All that matters here is that you're a) capable of eating an outlandish amount of food and b) thankful right now for all the stuff you have. Thanksgiving isn't like Christmas, where you're thankful up until the point you don't get that GODDAMN PONY I ASKED FOR and then you're in a huff for the rest of Christmas. No, there aren't even any presents. The only present you can legitimately gift someone on Thanksgiving is food, which really is the greatest gift of all.
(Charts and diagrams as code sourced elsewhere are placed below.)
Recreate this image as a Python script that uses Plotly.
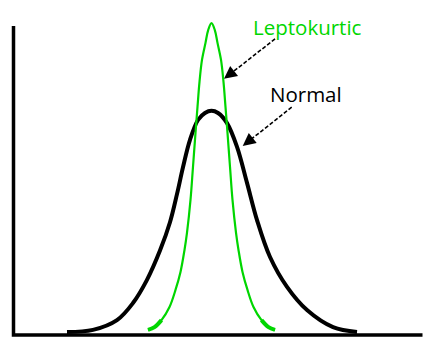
import plotly.graph_objects as go

# Normal curve (black)
normal_x = [-3.613, -2.963, -2.363, -1.963, -1.613, -1.288, -1.038, -0.863, -0.713, -0.538, -0.338, -0.163, 0.0,
            0.163, 0.388, 0.638, 0.888, 1.138, 1.463, 1.888, 2.388, 3.038, 3.638]
normal_y = [0.0, 0.007, 0.039, 0.095, 0.171, 0.267, 0.360, 0.452, 0.540, 0.630, 0.695, 0.718, 0.725,
            0.718, 0.685, 0.607, 0.489, 0.367, 0.246, 0.148, 0.072, 0.016, 0.0]

# Leptokurtic curve (green)
lepto_x = [-1.588, -1.425, -1.25, -1.05, -0.9, -0.775, -0.675, -0.613, -0.525, -0.463, -0.4, -0.35, -0.3, -0.238, -0.15, -0.083, 0.0,
           0.083, 0.15, 0.238, 0.3, 0.35, 0.4, 0.463, 0.525, 0.613, 0.675, 0.775, 0.9, 1.05, 1.25, 1.425, 1.588]
lepto_y = [0.007, 0.016, 0.039, 0.082, 0.138, 0.197, 0.269, 0.325, 0.433, 0.541, 0.653, 0.738, 0.820, 0.892, 0.948, 0.990, 1.013,
           0.990, 0.948, 0.892, 0.820, 0.738, 0.653, 0.541, 0.433, 0.325, 0.269, 0.197, 0.138, 0.082, 0.039, 0.016, 0.007]

# Axis frame (left and bottom)
axis_x = [-4.95, -4.95, 5.275]
axis_y = [1.003, -0.01, -0.01]

# Labels and arrows
labels = ["Leptokurtic", "Normal"]
label_x = [2.41, 2.36]
label_y = [1.0, 0.78]
arrow_start_x = [1.588, 2.005]
arrow_start_y = [0.961, 0.737]
arrow_tip_x = [0.313, 0.78]
arrow_tip_y = [0.83, 0.61]

GREEN = "rgb(0,214,0)"
label_colors = [GREEN, "black"]

fig = go.Figure()
fig.add_trace(go.Scatter(x=axis_x, y=axis_y, mode="lines",
                         line=dict(color="black", width=3.5), hoverinfo="skip"))
fig.add_trace(go.Scatter(x=normal_x, y=normal_y, mode="lines",
                         line=dict(color="black", width=4, shape="spline", smoothing=1.0), hoverinfo="skip"))
fig.add_trace(go.Scatter(x=lepto_x, y=lepto_y, mode="lines",
                         line=dict(color=GREEN, width=2.2, shape="spline", smoothing=1.0), hoverinfo="skip"))
# thicker ends of the green curve
fig.add_trace(go.Scatter(x=lepto_x[:3], y=lepto_y[:3], mode="lines",
                         line=dict(color=GREEN, width=4, shape="spline"), hoverinfo="skip"))
fig.add_trace(go.Scatter(x=lepto_x[-3:], y=lepto_y[-3:], mode="lines",
                         line=dict(color=GREEN, width=4, shape="spline"), hoverinfo="skip"))

for i in range(len(labels)):
    sx, sy = arrow_start_x[i], arrow_start_y[i]
    tx, ty = arrow_tip_x[i], arrow_tip_y[i]
    # dashed shaft
    fig.add_trace(go.Scatter(x=[sx, tx + (sx - tx) * 0.12], y=[sy, ty + (sy - ty) * 0.12], mode="lines",
                             line=dict(color="black", width=1.6, dash="4px,2px"), hoverinfo="skip"))
    # arrow head
    fig.add_annotation(x=tx, y=ty, ax=tx + (sx - tx) * 0.2, ay=ty + (sy - ty) * 0.2,
                       xref="x", yref="y", axref="x", ayref="y", text="",
                       showarrow=True, arrowhead=2, arrowsize=1.6, arrowwidth=1.6, arrowcolor="black")
    fig.add_annotation(x=label_x[i], y=label_y[i], xref="x", yref="y", text=labels[i], showarrow=False,
                       font=dict(family="Open Sans", size=20.5, color=label_colors[i]),
                       xanchor="center", yanchor="middle")

fig.update_layout(
    width=432, height=350,
    margin=dict(l=0, r=0, t=0, b=0),
    paper_bgcolor="white", plot_bgcolor="white",
    showlegend=False,
    xaxis=dict(range=[-5.2875, 5.5125], visible=False, fixedrange=True),
    yaxis=dict(range=[-0.059, 1.0885], visible=False, fixedrange=True),
)

fig.write_html("out.html", config={"displayModeBar": False})
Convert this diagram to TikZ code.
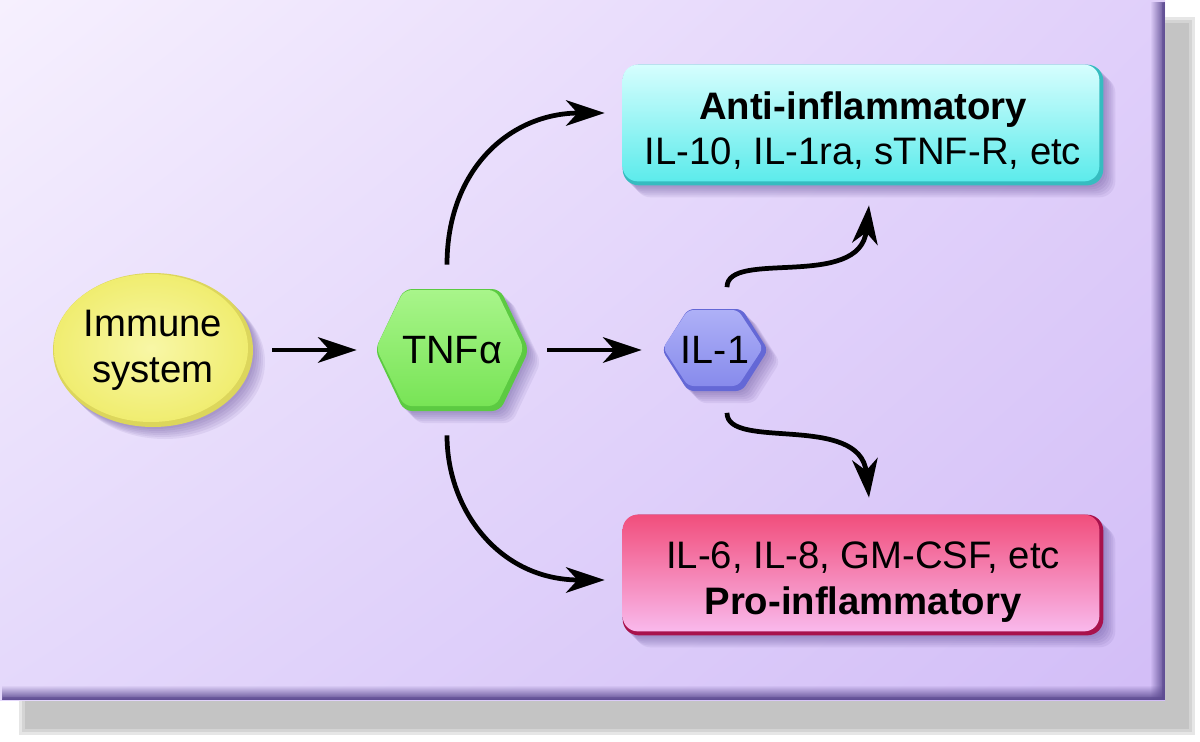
\documentclass[tikz,border=0pt]{standalone}
\usepackage{fontspec}
\setmainfont{Liberation Sans}
\usetikzlibrary{arrows.meta,calc,shapes.geometric,fadings,shadings}
\definecolor{pUL}{HTML}{F6F0FE}
\definecolor{pUR}{HTML}{E0CFFA}
\definecolor{pLL}{HTML}{E4D8FB}
\definecolor{pLR}{HTML}{D2BDF7}
\definecolor{bevel}{HTML}{5E4C92}
\definecolor{shA}{HTML}{E6E6E6}
\definecolor{shB}{HTML}{D4D4D4}
\definecolor{shC}{HTML}{C4C4C4}
\definecolor{shadowc}{HTML}{5A4690}
\definecolor{immRim}{HTML}{DCD65C}
\definecolor{immL}{HTML}{F8F7A6}
\definecolor{immD}{HTML}{F0ED70}
\definecolor{tnfRim}{HTML}{5CCA42}
\definecolor{tnfL}{HTML}{A8F58A}
\definecolor{tnfD}{HTML}{78E456}
\definecolor{ilRim}{HTML}{6468D6}
\definecolor{ilL}{HTML}{AEB0F7}
\definecolor{ilD}{HTML}{878BEC}
\definecolor{antiRim}{HTML}{36BCC0}
\definecolor{antiL}{HTML}{D6FEFE}
\definecolor{antiM}{HTML}{80F2F2}
\definecolor{antiD}{HTML}{5CEBEB}
\definecolor{proRim}{HTML}{A8124C}
\definecolor{proL}{HTML}{F14E7C}
\definecolor{proM}{HTML}{F67EB2}
\definecolor{proD}{HTML}{F9B9EC}
\pgfdeclarelayer{back}
\pgfdeclarelayer{deco}
\pgfsetlayers{back,deco,main}
\tikzfading[name=fadeR, left color=transparent!100, right color=transparent!0]
\tikzfading[name=fadeD, top color=transparent!100, bottom color=transparent!0]
\newcommand\myhex[3]{(-#1,0) -- (-#2,-#3) -- (#2,-#3) -- (#1,0) -- (#2,#3) -- (-#2,#3) -- cycle}
\newcommand\txtsize{\fontsize{21.8}{26}\selectfont}
\begin{document}
\begin{tikzpicture}[x=0.02cm,y=-0.02cm,
  arr/.style={line width=2.7pt, -{Stealth[length=22pt,width=14.5pt,inset=6.5pt]}},
  txt/.style={font=\txtsize, align=center, inner sep=0pt},
  sh/.style={fill=shadowc, opacity=0.09},
  boxnode/.style={minimum width=9.6cm, minimum height=2.4cm, inner sep=0pt}]
\useasboundingbox (0,0) rectangle (1200,741);

% ---------- nodes ----------
\node[txt, ellipse, minimum width=4cm, minimum height=3.08cm] (imm) at (153,350) {Immune\\system};
\node[txt, minimum width=3.8cm, minimum height=3.4cm, font=\fontsize{22.5}{26}\selectfont] (tnf) at (452,350) {TNFα};
\node[txt, minimum width=2.92cm, minimum height=2.5cm, font=\fontsize{22.5}{26}\selectfont] (il1) at (715,350) {IL-1};
\node[boxnode, label={[txt, yshift=-3.1pt]center:{\textbf{Anti-inflammatory}\\IL-10, IL-1ra, sTNF-R, etc}}] (anti) at (863,125) {};
\node[boxnode, label={[txt, yshift=-4pt]center:{IL-6, IL-8, GM-CSF, etc\\\textbf{Pro-inflammatory}}}] (pro) at (863,575) {};

% ---------- background panel ----------
\begin{pgfonlayer}{back}
\fill[shA] (19,17) rectangle (1195,735);
\fill[shB] (22,20) rectangle (1192,732);
\fill[shC] (25,23) rectangle (1189,729);
\shade[upper left=pUL, upper right=pUR, lower left=pLL, lower right=pLR] (0,0) rectangle (1165,700);
\fill[bevel, path fading=fadeR] (1150,2) rectangle (1165,700);
\fill[bevel, path fading=fadeD] (2,685) rectangle (1165,700);
\fill[bevel, opacity=0.5] (1162,3) rectangle (1165,700);
\fill[bevel, opacity=0.5] (3,697) rectangle (1165,700);
\end{pgfonlayer}

% ---------- node bodies ----------
\begin{pgfonlayer}{deco}
% immune system ellipse
\foreach \s in {2,4,6,8,10,12}
  \fill[sh, shift={(imm)}] (\s,\s) ellipse [x radius=100, y radius=77];
\fill[immRim, shift={(imm)}] (0,0) ellipse [x radius=100, y radius=77];
\shade[inner color=immL, outer color=immD, shift={(imm)}] (-2,-2) ellipse [x radius=97, y radius=74];
% TNF hexagon
\foreach \s in {2,4,6,8,10,12}
  \fill[sh, shift={(tnf)}, shift={(\s,\s)}, rounded corners=0.16cm] \myhex{77}{48}{61};
\fill[tnfRim, shift={(tnf)}, rounded corners=0.16cm] \myhex{77}{48}{61};
\shade[top color=tnfL, bottom color=tnfD, shift={(tnf)}, shift={(-2,-2)}, rounded corners=0.15cm] \myhex{74}{46}{58};
% IL-1 hexagon
\foreach \s in {2,4,6,8,10,12}
  \fill[sh, shift={(il1)}, shift={(\s,\s)}, rounded corners=0.12cm] \myhex{53}{27}{41};
\fill[ilRim, shift={(il1)}, rounded corners=0.12cm] \myhex{53}{27}{41};
\shade[top color=ilL, bottom color=ilD, shift={(il1)}, shift={(-2,-2)}, rounded corners=0.11cm] \myhex{50}{25}{38};
% anti-inflammatory box
\foreach \s in {2,4,6,8,10,12}
  \fill[sh, rounded corners=0.32cm] ($(anti.north west)+(\s,\s)$) rectangle ($(anti.south east)+(\s,\s)$);
\fill[antiRim, rounded corners=0.32cm] (anti.north west) rectangle (anti.south east);
\shade[top color=antiL, middle color=antiM, bottom color=antiD, rounded corners=0.3cm] (anti.north west) rectangle ($(anti.south east)+(-4,-4)$);
% pro-inflammatory box
\foreach \s in {2,4,6,8,10,12}
  \fill[sh, rounded corners=0.32cm] ($(pro.north west)+(\s,\s)$) rectangle ($(pro.south east)+(\s,\s)$);
\fill[proRim, rounded corners=0.32cm] (pro.north west) rectangle (pro.south east);
\shade[top color=proL, middle color=proM, bottom color=proD, rounded corners=0.3cm] (pro.north west) rectangle ($(pro.south east)+(-4,-4)$);
\end{pgfonlayer}

% ---------- connectors ----------
\draw[arr, shorten <=0.38cm] (imm) -- (tnf);
\draw[arr] (tnf) -- (il1);
\draw[arr] ($(tnf.north)+(-5,0)$) .. controls +(0,-95) and +(-95,0) .. ($(anti.west)+(-18,-12)$);
\draw[arr] ($(tnf.south)+(-5,0)$) .. controls +(0,75) and +(-105,0) .. ($(pro.west)+(-18,5)$);
\draw[arr] ($(il1.north)+(12,0)$) .. controls +(0,-38) and +(-9,85) .. ($(anti.south)+(6,20)$);
\draw[arr] ($(il1.south)+(12,0)$) .. controls +(0,38) and +(-9,-85) .. ($(pro.north)+(6,-17)$);
\end{tikzpicture}
\end{document}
See also: The Cheap Bastard Fucking Loves Thanksgiving

2. Veteran's Day/Memorial Day

See? All the best holidays are about being thankful for things. Called Remembrance Day in the UK, we don't have an official holiday for it there (instead having two minutes' national silence on the closest Sunday), and I wish we did. We should be thankful for how we got here, and we should be thankful for what we have now. This is what good holidays are made of.

3. MLK Day

This was a home run, America. More things to be extraordinarily thankful for. The parades are a nice touch.

4. Labor Day

I mean, sure, it's there, but until it's actually legal to form unions in all states, why is it there? In Europe we get 25 days holiday a year, by law, and we've unionized stuff you didn't even know existed. We don't have a holiday to celebrate this achievement, but we fucking well should, given the state of American labor laws.

5. Presidents Day

According to my extraordinarily limited research, this just honors George Washington. It seems odd to me to honor a president with a day. You know what? National leaders were honored enough already. Hell, George has a huge rock with his face carved into it. He's been celebrated enough. You'd never get a holiday to honor a leader in Europe. By the time they're through leading us, we hate them too much.

6. Colombus Day

No. Come on.

7. Christmas

Debt, guilt, a tree that wrecks your carpet, endless cards, house displays for some reason, and on top of this you don't even have Boxing Day. Boxing Day is the day after Christmas in the UK, which is also a national holiday. The only good part of Christmas was the food, and the best part of that was that we got an extra day to digest the food. Having one single day for Christmas, which is expected to be a feast of extravagance, and then bringing people back to work at 9 a.m. the following day is essentially barbaric. Civilize yourselves, America.

See also: Five European Things That Make For a Great Christmas

8. Independence Day

Fuck you guys.

9. Halloween

Halloween over here is the absolute worst. I've never seen an entire cottage industry built up around Halloween before, selling costumes that cost $2 to make for $40 in depressing abandoned stores. It's not even a day off. You have to go back to work the next day. Oh, and work the day before probably featured some people dressing up and playing "Monster Mash" at an excessive volume on repeat for six hours. I hate dressing up.

In the UK it's far less of a big deal, and you know why? Because it's a crap holiday. Have you seen the traffic on Halloween night? There's not even a gap between "shit, I need to get to the party" and "well, I'm pretty drunk, time to drive home" traffic. THEY ALL MERGE TOGETHER. If I never see another American Halloween as long as I live I will be delighted.